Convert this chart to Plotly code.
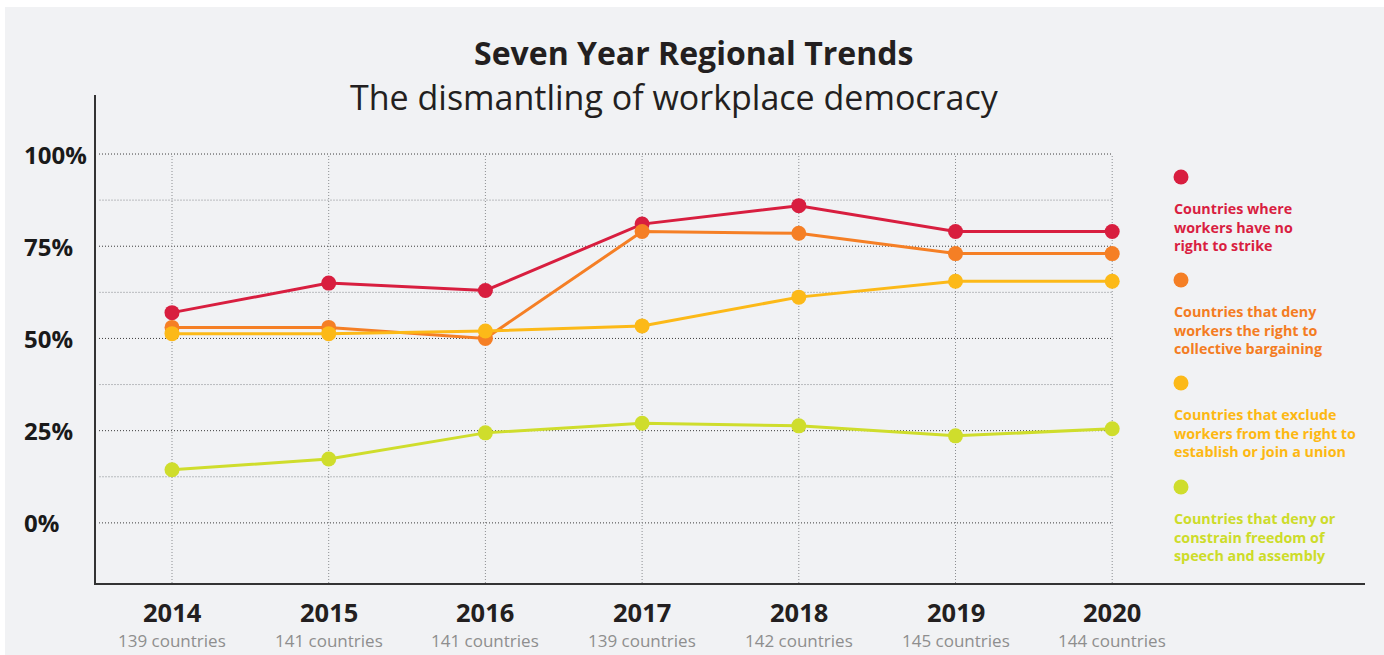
import plotly.graph_objects as go

years = [2014, 2015, 2016, 2017, 2018, 2019, 2020]
countries = ["139 countries", "141 countries", "141 countries", "139 countries",
             "142 countries", "145 countries", "144 countries"]

no_strike = [57, 65, 63, 81, 86, 79, 79]
no_bargaining = [53, 53, 50, 79, 78.5, 73, 73]
exclude_union = [51.3, 51.3, 52, 53.4, 61.2, 65.5, 65.5]
speech_assembly = [14.4, 17.3, 24.4, 27, 26.3, 23.6, 25.5]

series_names = [
    "Countries where<br>workers have no<br>right to strike",
    "Countries that deny<br>workers the right to<br>collective bargaining",
    "Countries that exclude<br>workers from the right to<br>establish or join a union",
    "Countries that deny or<br>constrain freedom of<br>speech and assembly",
]
series_values = [no_strike, no_bargaining, exclude_union, speech_assembly]
line_colors = ["#d81e3f", "#f57f25", "#fcb918", "#cfdd2c"]
text_colors = ["#d91e41", "#f47c22", "#fdb813", "#cddc29"]

y_ticks = [0, 25, 50, 75, 100]
y_minor = [12.5, 37.5, 62.5, 87.5]
y_tick_labels = ["0%", "25%", "50%", "75%", "100%"]

W, H = 1384, 655
L, R, T, B = 96, 19, 95, 72
PW, PH = W - L - R, H - T - B
X0_PX, X_STEP = 172, 156.7  # pixel position of first year and spacing


def px_x(p):
    return (p - L) / PW


def px_y(p):
    return (H - B - p) / PH


FONT = "Open Sans"
BG = "#f1f2f4"

fig = go.Figure()

for name, vals, col in zip(series_names, series_values, line_colors):
    fig.add_trace(go.Scatter(
        x=years, y=vals, mode="lines+markers", name=name.replace("<br>", " "),
        line=dict(color=col, width=3),
        marker=dict(color=col, size=15),
        showlegend=False, hoverinfo="x+y",
    ))

shapes = []
# white strips at top/left edges
shapes.append(dict(type="rect", xref="paper", yref="paper", x0=px_x(-2), x1=px_x(5),
                   y0=px_y(H + 2), y1=px_y(-2), fillcolor="white", line=dict(width=0), layer="below"))
shapes.append(dict(type="rect", xref="paper", yref="paper", x0=px_x(-2), x1=px_x(W + 2),
                   y0=px_y(7), y1=px_y(-2), fillcolor="white", line=dict(width=0), layer="below"))

grid_x0 = years[0] + (99 - X0_PX) / X_STEP
# horizontal gridlines
for v in y_minor:
    shapes.append(dict(type="line", xref="x", yref="y", x0=grid_x0, x1=years[-1], y0=v, y1=v,
                       line=dict(color="#b9bbbe", width=1, dash="2px,1px"), layer="below"))
for v in y_ticks:
    shapes.append(dict(type="line", xref="x", yref="y", x0=grid_x0, x1=years[-1], y0=v, y1=v,
                       line=dict(color="#3c3c3c", width=1, dash="1px,2px"), layer="below"))
# vertical gridlines
for yr in years:
    shapes.append(dict(type="line", xref="x", yref="y", x0=yr, x1=yr, y0=-16.3, y1=100,
                       line=dict(color="#8c8e91", width=1, dash="1px,2px"), layer="below"))

# legend markers
legend_marker_y = [177, 280, 383, 487]
legend_text_y = [207, 310, 413, 517]
for my, col in zip(legend_marker_y, line_colors):
    shapes.append(dict(type="circle", xref="paper", yref="paper",
                       xsizemode="pixel", ysizemode="pixel",
                       xanchor=px_x(1181), yanchor=px_y(my),
                       x0=-7.5, x1=7.5, y0=-7.5, y1=7.5,
                       fillcolor=col, line=dict(width=0)))

annotations = []
annotations.append(dict(text="<b>Seven Year Regional Trends</b>", xref="paper", yref="paper",
                        x=px_x(693), y=px_y(53), showarrow=False, xanchor="center", yanchor="middle",
                        font=dict(family=FONT, size=32, color="#231f20")))
annotations.append(dict(text="The dismantling of workplace democracy", xref="paper", yref="paper",
                        x=px_x(674), y=px_y(97), showarrow=False, xanchor="center", yanchor="middle",
                        font=dict(family=FONT, size=34, color="#231f20")))

for v, lab in zip(y_ticks, y_tick_labels):
    annotations.append(dict(text="<b>" + lab + "</b>", xref="paper", yref="y", x=px_x(22), y=v,
                            showarrow=False, xanchor="left", yanchor="middle",
                            font=dict(family=FONT, size=24, color="#1a1a1a")))

for yr, c in zip(years, countries):
    annotations.append(dict(text="<b>" + str(yr) + "</b>", xref="x", yref="paper", x=yr, y=px_y(612),
                            showarrow=False, xanchor="center", yanchor="middle",
                            font=dict(family=FONT, size=25.5, color="#231f20")))
    annotations.append(dict(text=c, xref="x", yref="paper", x=yr, y=px_y(640),
                            showarrow=False, xanchor="center", yanchor="middle",
                            font=dict(family=FONT, size=17, color="#8e8e8e")))

for ty, name, col in zip(legend_text_y, series_names, text_colors):
    annotations.append(dict(text="<b>" + name + "</b>", xref="paper", yref="paper",
                            x=px_x(1172), y=px_y(ty - 10), showarrow=False,
                            xanchor="left", yanchor="top", align="left",
                            font=dict(family=FONT, size=14.3, color=col)))

fig.update_layout(
    width=W, height=H,
    margin=dict(l=L, r=R, t=T, b=B, pad=0),
    paper_bgcolor=BG, plot_bgcolor=BG,
    shapes=shapes, annotations=annotations,
    showlegend=False,
    xaxis=dict(range=[years[0] + (L - X0_PX) / X_STEP, years[0] + (W - R - X0_PX) / X_STEP],
               showgrid=False, zeroline=False, showticklabels=False, ticks="",
               showline=True, linecolor="#333333", linewidth=2),
    yaxis=dict(range=[-16.3, 116], showgrid=False, zeroline=False, showticklabels=False, ticks="",
               showline=True, linecolor="#333333", linewidth=2),
    font=dict(family=FONT),
)

fig.write_html("out.html", config={"displayModeBar": False},
               post_script="document.body.style.margin='0';document.body.style.overflow='hidden';")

*Requirement*. Leave out the pictures. Transcribe only the lines above, from the first through the one that contains "speech_assembly = [14.4, 17.3, 24.4, 27, 26.3, 23.6, 25.5]".

*Finished task*.
Convert this chart to Plotly code.
import plotly.graph_objects as go

years = [2014, 2015, 2016, 2017, 2018, 2019, 2020]
countries = ["139 countries", "141 countries", "141 countries", "139 countries",
             "142 countries", "145 countries", "144 countries"]

no_strike = [57, 65, 63, 81, 86, 79, 79]
no_bargaining = [53, 53, 50, 79, 78.5, 73, 73]
exclude_union = [51.3, 51.3, 52, 53.4, 61.2, 65.5, 65.5]
speech_assembly = [14.4, 17.3, 24.4, 27, 26.3, 23.6, 25.5]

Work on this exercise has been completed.